Politischer Wille muss in klare, effektive und faire Richtlinien umgesetzt werden, mit Governance-Systemen, die Tropenwälder und Ozeane sowie andere kritische Ökosysteme schützen. Bestehende Unternehmen sollten überlegen, wie sie sich auf die Natur auswirken und wie sie den nachfolgenden Schaden wieder beheben können. Wir müssen unseren gemeinsamen Fokus von der Risikominimierung auf die Natur verlagern, indem wir neue regenerative und zirkuläre Geschäftsmodelle und Umsatzströme entwickeln. Es gibt bereits viele innovative Unternehmen, die Lösungen entwickeln, und wir brauchen ebenso innovative Finanzierungslösungen. Gemischte Finanzierungen werden entscheidend sein, um die Ergebnisse zu erzielen, die wir in den wertvollsten Ökosystemen sehen möchten, insbesondere im Globalen Süden, wo die Finanzierung erheblich skaliert werden muss.
Da die verpflichtenden Klimaangaben immer weiter verbreitet sind und die Empfehlungen der Taskforce on Nature-related Financial Disclosures immer schneller umgesetzt werden, werden die Aufsichtsbehörden und Standardsetter – einschließlich des International Sustainability Standards Boards – bald auf naturbezogene Angaben achten.

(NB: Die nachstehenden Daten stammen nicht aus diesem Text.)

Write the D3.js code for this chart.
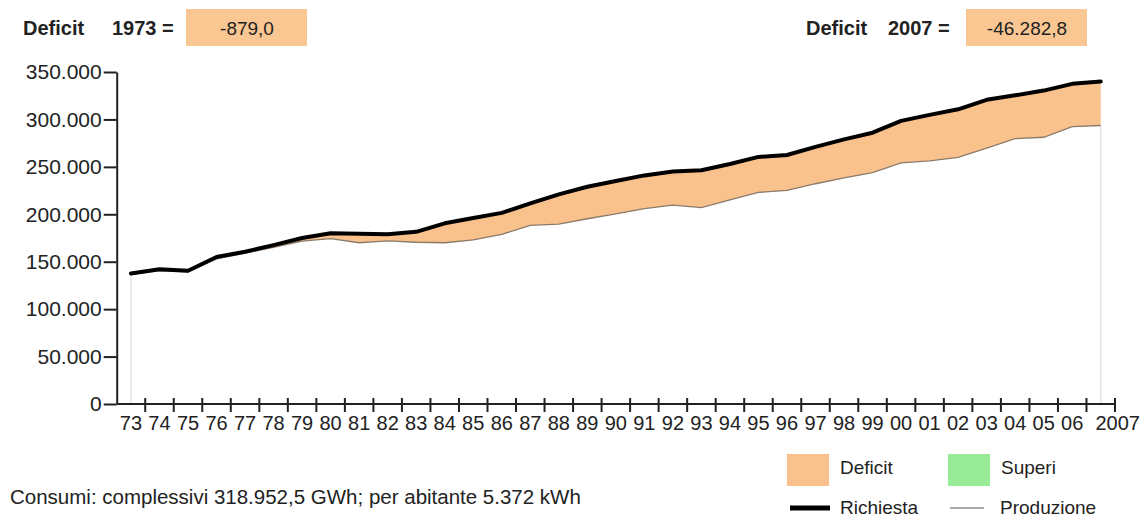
<!DOCTYPE html>
<html>
<head>
    <meta charset="utf-8">
    <title>Deficit Richiesta / Produzione</title>
    <style>
        body { margin: 0; background: #fff; }
        svg { font-family: Arial, "Liberation Sans", sans-serif; }
        .lbl { font-size: 20px; fill: #222; }
        .hdr { font-size: 20px; font-weight: bold; fill: #222; }
    </style>
    <script src="https://cdn.jsdelivr.net/npm/d3@7/dist/d3.min.js"></script>
</head>
<body>
<div id="chart"></div>
<script>
// years on the x axis
var years = ["73","74","75","76","77","78","79","80","81","82","83","84","85","86","87","88","89",
             "90","91","92","93","94","95","96","97","98","99","00","01","02","03","04","05","06","2007"];

// GWh
var richiesta = [137500,142000,140500,155000,160500,167500,175000,180000,179500,179000,181500,190500,196000,
                 201500,211500,221000,229000,235100,241000,245000,246500,253000,260500,262500,271000,279000,
                 286000,298500,304800,310700,320700,325400,330400,337500,339900];
var produzione = [136621,140500,139300,153000,159000,165200,171700,174400,170000,172000,170500,170000,173000,
                  178800,188400,189700,195300,200400,205900,209700,207100,215100,223100,225100,232200,238300,
                  244000,254200,256400,260100,269700,279800,281200,292500,293600];

var yTicks = [0,50000,100000,150000,200000,250000,300000,350000];

// header values
var deficit1973 = -879.0;
var deficit2007 = -46282.8;

var W = 1141, H = 517;
var mLeft = 116.7, mRight = 1115, mTop = 72, mBottom = 404;

var it = d3.formatLocale({decimal: ",", thousands: ".", grouping: [3], currency: ["", ""], minus: "-"});
var fmtInt = it.format(",.0f");
var fmtDec = it.format(",.1f");

var svg = d3.select("#chart").append("svg")
    .attr("width", W)
    .attr("height", H);

var x = d3.scaleBand().domain(years).range([mLeft, mRight]).padding(0);
var y = d3.scaleLinear().domain([0, 350000]).range([mBottom, mTop]);
var cx = function(d, i) { return x(years[i]) + x.bandwidth() / 2; };

var rows = years.map(function(yr, i) {
    return { year: yr, r: richiesta[i], p: produzione[i] };
});

// deficit / superi areas
var deficitArea = d3.area()
    .x(function(d, i) { return cx(d, i); })
    .y0(function(d) { return y(d.p); })
    .y1(function(d) { return y(Math.max(d.r, d.p)); });

var superiArea = d3.area()
    .x(function(d, i) { return cx(d, i); })
    .y0(function(d) { return y(d.r); })
    .y1(function(d) { return y(Math.max(d.r, d.p)); });

svg.append("path").datum(rows)
    .attr("d", deficitArea)
    .attr("fill", "#f9c28d");

svg.append("path").datum(rows)
    .attr("d", superiArea)
    .attr("fill", "#98ec98");

// faint drop lines at the ends
var ends = [0, rows.length - 1];
svg.selectAll(".drop").data(ends).enter().append("line")
    .attr("class", "drop")
    .attr("x1", function(i) { return cx(null, i); })
    .attr("x2", function(i) { return cx(null, i); })
    .attr("y1", function(i) { return y(Math.min(rows[i].p, rows[i].r)); })
    .attr("y2", mBottom)
    .attr("stroke", "#e4e4e4")
    .attr("stroke-width", 1.5);

var prodLine = d3.line()
    .x(function(d, i) { return cx(d, i); })
    .y(function(d) { return y(d.p); });

var richLine = d3.line()
    .x(function(d, i) { return cx(d, i); })
    .y(function(d) { return y(d.r); });

svg.append("path").datum(rows)
    .attr("d", prodLine)
    .attr("fill", "none")
    .attr("stroke", "#8a7a6a")
    .attr("stroke-width", 1.3);

svg.append("path").datum(rows)
    .attr("d", richLine)
    .attr("fill", "none")
    .attr("stroke", "#000")
    .attr("stroke-width", 4)
    .attr("stroke-linejoin", "round")
    .attr("stroke-linecap", "round");

// y axis
var yAxis = svg.append("g")
    .attr("transform", "translate(" + mLeft + ",0)")
    .call(d3.axisLeft(y).tickValues(yTicks).tickSize(13).tickSizeOuter(0).tickPadding(2)
        .tickFormat(function(d) { return fmtInt(d); }));
yAxis.selectAll("path, line").attr("stroke", "#222").attr("stroke-width", 2);
yAxis.selectAll("text").attr("class", "lbl").style("font-size", "21px").attr("fill", "#222");

// x axis: line, ticks at band edges, labels at band centres
var edges = years.map(function(d) { return x(d); }).concat([mRight]);

svg.append("line")
    .attr("x1", mLeft).attr("x2", mRight)
    .attr("y1", mBottom).attr("y2", mBottom)
    .attr("stroke", "#222").attr("stroke-width", 2);

svg.selectAll(".xtick").data(edges.slice(1)).enter().append("line")
    .attr("class", "xtick")
    .attr("x1", function(d) { return d; })
    .attr("x2", function(d) { return d; })
    .attr("y1", mBottom - 6)
    .attr("y2", mBottom + 8)
    .attr("stroke", "#222").attr("stroke-width", 2);

svg.selectAll(".xlbl").data(years).enter().append("text")
    .attr("class", "lbl")
    .attr("x", function(d, i) { return cx(d, i) + (i === years.length - 1 ? 17 : 0); })
    .attr("y", 430)
    .attr("text-anchor", "middle")
    .text(function(d) { return d; });

// header boxes
var headers = [
    { label: "Deficit", year: "1973 =", value: fmtDec(deficit1973), x0: 23, x1: 112, bx: 186 },
    { label: "Deficit", year: "2007 =", value: fmtDec(deficit2007), x0: 806, x1: 888, bx: 966 }
];

var hg = svg.selectAll(".hdrg").data(headers).enter().append("g");
hg.append("rect")
    .attr("x", function(d) { return d.bx; })
    .attr("y", 9)
    .attr("width", 121)
    .attr("height", 37)
    .attr("fill", "#fac692");
hg.append("text").attr("class", "hdr")
    .attr("x", function(d) { return d.x0; }).attr("y", 35)
    .text(function(d) { return d.label; });
hg.append("text").attr("class", "hdr")
    .attr("x", function(d) { return d.x1; }).attr("y", 35)
    .text(function(d) { return d.year; });
hg.append("text").attr("class", "lbl")
    .attr("x", function(d) { return d.bx + 61; }).attr("y", 35)
    .attr("text-anchor", "middle")
    .style("font-size", "19px")
    .text(function(d) { return d.value; });

// footer note
svg.append("text").attr("class", "lbl")
    .attr("x", 10).attr("y", 504)
    .style("font-size", "20.5px")
    .text("Consumi: complessivi 318.952,5 GWh; per abitante 5.372 kWh");

// legend
var legend = [
    { name: "Deficit", kind: "box", color: "#f9c28d", x: 787, y: 468 },
    { name: "Superi", kind: "box", color: "#98ec98", x: 948, y: 468 },
    { name: "Richiesta", kind: "thick", color: "#000", x: 790, y: 508 },
    { name: "Produzione", kind: "thin", color: "#555", x: 950, y: 508 }
];

var lg = svg.selectAll(".leg").data(legend).enter().append("g");
lg.filter(function(d) { return d.kind === "box"; }).append("rect")
    .attr("x", function(d) { return d.x; })
    .attr("y", function(d) { return d.y - 14; })
    .attr("width", 42).attr("height", 32)
    .attr("fill", function(d) { return d.color; });
lg.filter(function(d) { return d.kind !== "box"; }).append("line")
    .attr("x1", function(d) { return d.x; })
    .attr("x2", function(d) { return d.x + (d.kind === "thick" ? 40 : 34); })
    .attr("y1", function(d) { return d.y; })
    .attr("y2", function(d) { return d.y; })
    .attr("stroke", function(d) { return d.color; })
    .attr("stroke-width", function(d) { return d.kind === "thick" ? 5 : 1.2; });
lg.append("text").attr("class", "lbl")
    .attr("x", function(d) { return d.x + (d.kind === "box" ? 53 : 50) ; })
    .attr("y", function(d) { return d.y + 6; })
    .style("font-size", "19px")
    .text(function(d) { return d.name; });
</script>
</body>
</html>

Die Offenlegung ist kein Selbstzweck. Mit der Verbesserung der Datenverfügbarkeit entstehen neue Vorschriften, die Unternehmen und Finanzinstitute zu konkreten Maßnahmen drängen. In der EU werden wir beispielsweise 2024 die Vereinbarung der Corporate Sustainability Due Diligence Directive sehen, damit Unternehmen und möglicherweise auch Finanzinstitute Maßnahmen ergreifen müssen, um soziale und ökologische negative Auswirkungen in ihren Wertschöpfungsketten zu erkennen und zu mindern.